Mulch the base of your swale. You could use pruned branches, straw or any other mulching material. This will help slow evaporation of moisture from the swale when it is full. Mulch the berm as well to prevent erosion, supply your plants with nutrients and keep weed species in check.

45 Responses

  1. This image in no way resembles a typical swale. This is more a canal or at best a chinampa. Don’t worry, you don’t need to put something this ridiculously deep on your land to slow the rainwater runoff. Lol

  2. I guess there were no stock photos of swales available …
    Loved this article, great explanation. Dumb question: I got everything except for “Mulch the base of your swale.” I assumed that meant to put mulch on the side where the berm is, but then a couple sentences later it says to mulch the berm too. Could anyone tell me which part is considered the base to mulch here? Thanks!

  3. Don’t you think maybe the cons out weigh the pros on putting standing water ditches around your property ? One of the biggest problems is the mosquito with it’s diseases . Stagnant water is another problem with standing water ditches . The Swale (standing water ditch) has proven to be a health hazard in lots of cases . Even the rice field canals in Louisiana where possible have been replaced with pipe to prevent the inherent problems with open standing water ditches (Swale).

  4. I like the ideas in permaculture and I am trying to incorporate them into my landscape but a lot of the implementations in the literature do not lend themselves to a place that averages 7″ of rain a year (we got 6″ this year).

  5. Joris Earl Gates the permaculture practice with mosquito’s would be to draw in birds and or raise fish to eliminate problems with infestations. Save the earth dig a swale.

  6. Inaccurate headline. Mr. Harrington piped small, seasonal streams into his own pond system. The water running through his property was used by others downstream as well. He had many opportunities to correct the issue but chose to “take” a resource that wasn’t his. His actions affected the web of life that depended on that water. He defied the law even when he was given many “outs”.

  7. The kind of swale shown in this picture can be environmentally damaging by lowering the local water table and draining wetlands. They are also illegal to construct in some states if they are not done according to local/state laws governing water management structures (which this is) and have undergone appropriate permitting and review so that they are not causing ecological damage. A great example of a well-meaning idea that has not been thought through.

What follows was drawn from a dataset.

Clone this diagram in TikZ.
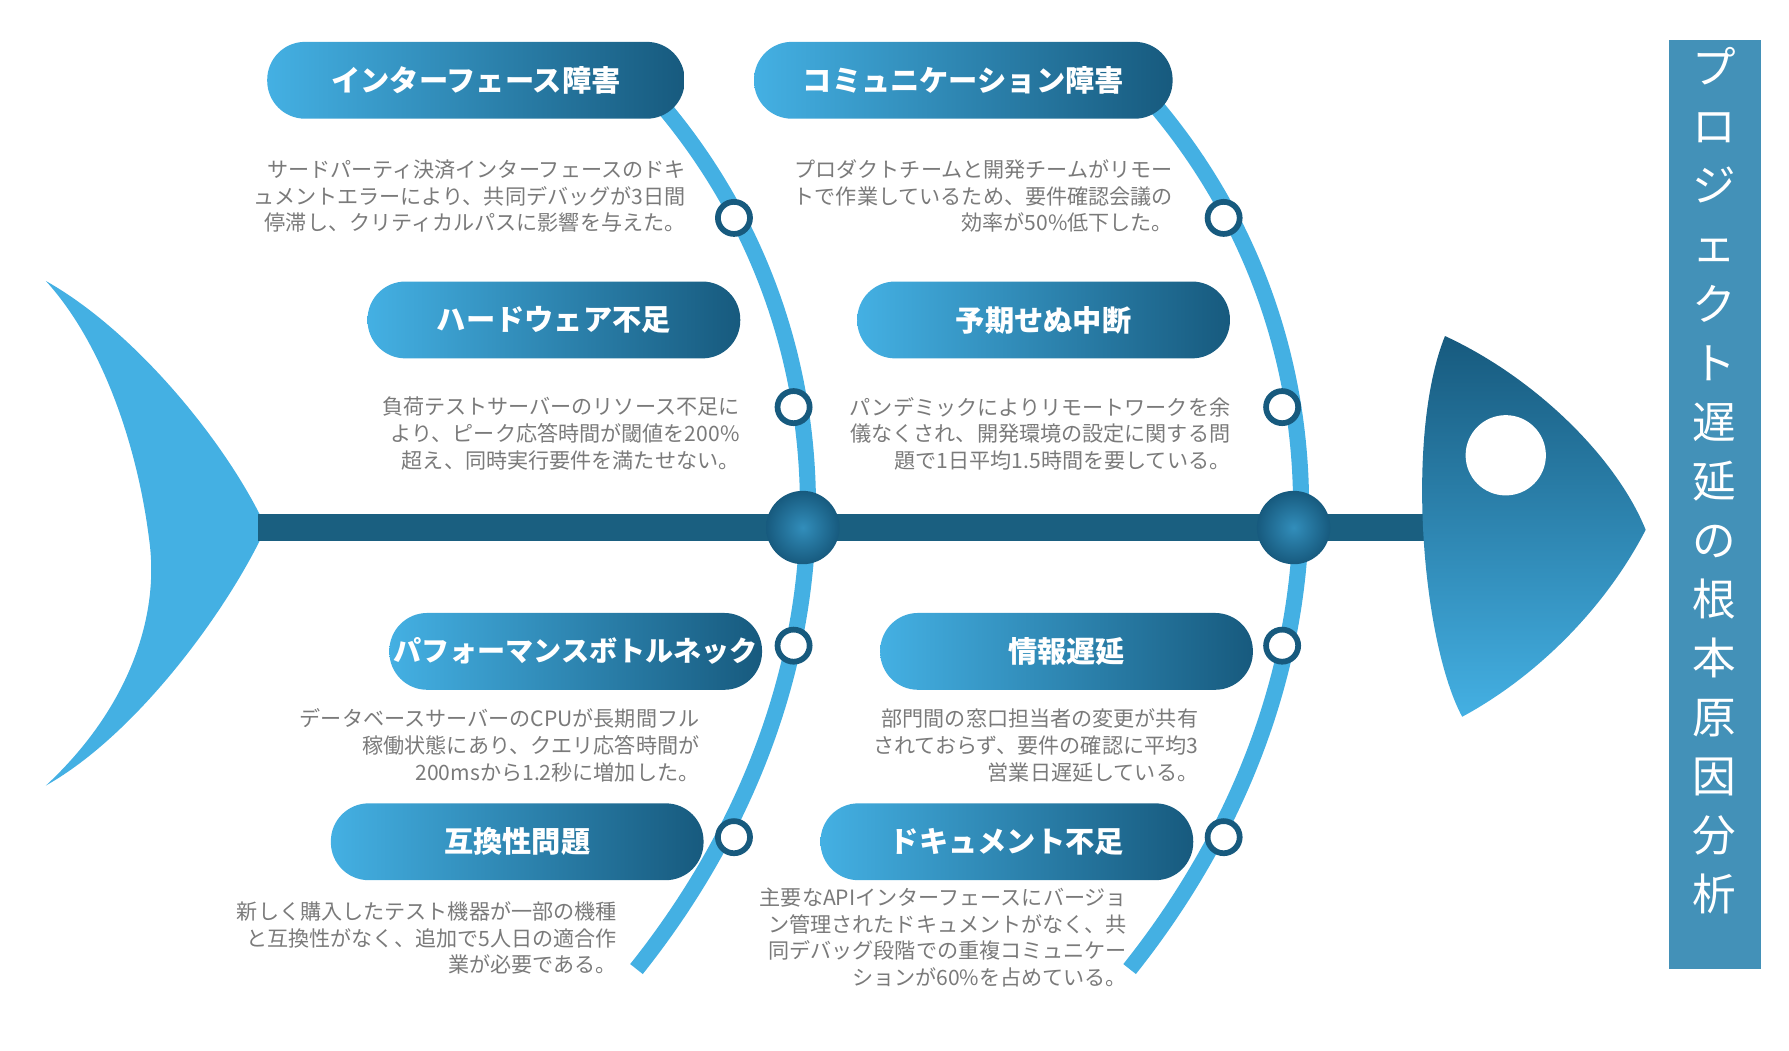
\documentclass[tikz,border=0pt]{standalone}
\usepackage{fontspec}
\setmainfont{Noto Sans CJK JP}
\usetikzlibrary{shapes.geometric}
\definecolor{lb}{HTML}{44B0E3}
\definecolor{db}{HTML}{175A7E}
\definecolor{spine}{HTML}{1A5F80}
\definecolor{bar}{HTML}{4391B8}
\definecolor{gt}{HTML}{7A7A7A}
\begin{document}
\begin{tikzpicture}[x=1pt,y=-1pt,
 pill/.style={rectangle,rounded corners=33pt,left color=lb,right color=db,draw=none,text=white,font=\bfseries\fontsize{25.5}{30}\selectfont,minimum height=67pt,inner sep=0pt},
 desc/.style={anchor=north east,align=right,text=gt,font=\fontsize{18.4}{23.3}\selectfont,inner sep=0pt},
 ring/.style={circle,draw=db,line width=5pt,fill=white,minimum size=28pt,inner sep=0pt},
 joint/.style={circle,inner color=lb!60!db,outer color=db,minimum size=64pt,inner sep=0pt},
 bone/.style={draw=lb,line width=14pt}]
\useasboundingbox (0,0) rectangle (1560,916);
% tail
\fill[lb] (40,245) .. controls (120,290) and (200,390) .. (232,460) .. controls (200,530) and (120,640) .. (40,685) .. controls (110,620) and (140,540) .. (130,470) .. controls (120,390) and (90,300) .. (40,245) -- cycle;
% spine
\coordinate (sL) at (225,460); \coordinate (sR) at (1245,460);
\draw[spine,line width=24pt] (sL) -- (sR);
% head
\shade[top color=db,bottom color=lb] (1260,293) .. controls (1340,330) and (1410,400) .. (1435,462) .. controls (1400,530) and (1340,590) .. (1275,625) .. controls (1240,560) and (1225,380) .. (1260,293) -- cycle;
\node[circle,fill=white,minimum size=70pt] (eye) at (1313,397) {};
% bones
\draw[bone] (555,845) .. controls (750,600) and (750,300) .. (580,95);
\draw[bone] (985,845) .. controls (1180,600) and (1180,300) .. (1010,95);
\node[joint] (j1) at (700,460) {};
\node[joint] (j2) at (1128,460) {};
% rings
\foreach \n/\x/\y in {r1/640/190,r2/692/355,r3/692/563,r4/640/730,r5/1067/190,r6/1118/355,r7/1118/563,r8/1067/730}
  \node[ring] (\n) at (\x,\y) {};
% pills
\node[pill,minimum width=364pt] (p1) at (415,70) {インターフェース障害};
\node[pill,minimum width=365pt] (p2) at (840,70) {コミュニケーション障害};
\node[pill,minimum width=325pt] (p3) at (483,279) {ハードウェア不足};
\node[pill,minimum width=325pt] (p4) at (910,279) {予期せぬ中断};
\node[pill,minimum width=325pt] (p5) at (502,568) {\fontsize{24.5}{30}\selectfont パフォーマンスボトルネック};
\node[pill,minimum width=325pt] (p6) at (930,568) {情報遅延};
\node[pill,minimum width=325pt] (p7) at (451,734) {互換性問題};
\node[pill,minimum width=325pt] (p8) at (878,734) {ドキュメント不足};
% descriptions
\node[desc] (d1) at (598,139) {サードパーティ決済インターフェースのドキ\\ュメントエラーにより、共同デバッグが3日間\\停滞し、クリティカルパスに影響を与えた。};
\node[desc] (d2) at (1023,139) {プロダクトチームと開発チームがリモー\\トで作業しているため、要件確認会議の\\効率が50\%低下した。};
\node[desc] (d3) at (645,346) {負荷テストサーバーのリソース不足に\\より、ピーク応答時間が閾値を200\%\\超え、同時実行要件を満たせない。};
\node[desc] (d4) at (1073,346) {パンデミックによりリモートワークを余\\儀なくされ、開発環境の設定に関する問\\題で1日平均1.5時間を要している。};
\node[desc] (d5) at (610,618) {データベースサーバーのCPUが長期間フル\\稼働状態にあり、クエリ応答時間が\\200msから1.2秒に増加した。};
\node[desc] (d6) at (1045,618) {部門間の窓口担当者の変更が共有\\されておらず、要件の確認に平均3\\営業日遅延している。};
\node[desc] (d7) at (538,786) {新しく購入したテスト機器が一部の機種\\と互換性がなく、追加で5人日の適合作\\業が必要である。};
\node[desc] (d8) at (983,774) {主要なAPIインターフェースにバージョ\\ン管理されたドキュメントがなく、共\\同デバッグ段階での重複コミュニケー\\ションが60\%を占めている。};
% title bar
\node[fill=bar,minimum width=80pt,minimum height=810pt,anchor=north west,inner sep=0pt] (bar) at (1455,35) {};
\node[text=white,font=\fontsize{38}{51.5}\selectfont,align=center,anchor=north] (title) at (1495,38) {プ\\ロ\\ジ\\ェ\\ク\\ト\\遅\\延\\の\\根\\本\\原\\因\\分\\析};
\end{tikzpicture}
\end{document}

  8. Lonnie, the image you posted is no more a swale than the other picture. (Which they are both examples of swales) Your example is still just a “fancy” drainage ditch… Here is an early picture of a bioswale we’ve been working on in my college’s learning garden. We’ve inoculated the log “walls” with king stropharia mycelium to help leech excess nutrients before they can be introduced to our two creeks that border the garden. Our bioswale (Which is full of native species) terminates in a large rain garden to further help breakdown leechate into less harmful biproducts.

  9. Swales are designed to assist with water infiltration. If built correctly you should not have long term standing water…if you do, you have built yourself a sealed pond. The life cycle of mosquito breeding cannot be supported by the short amount of time that water would fill your swale.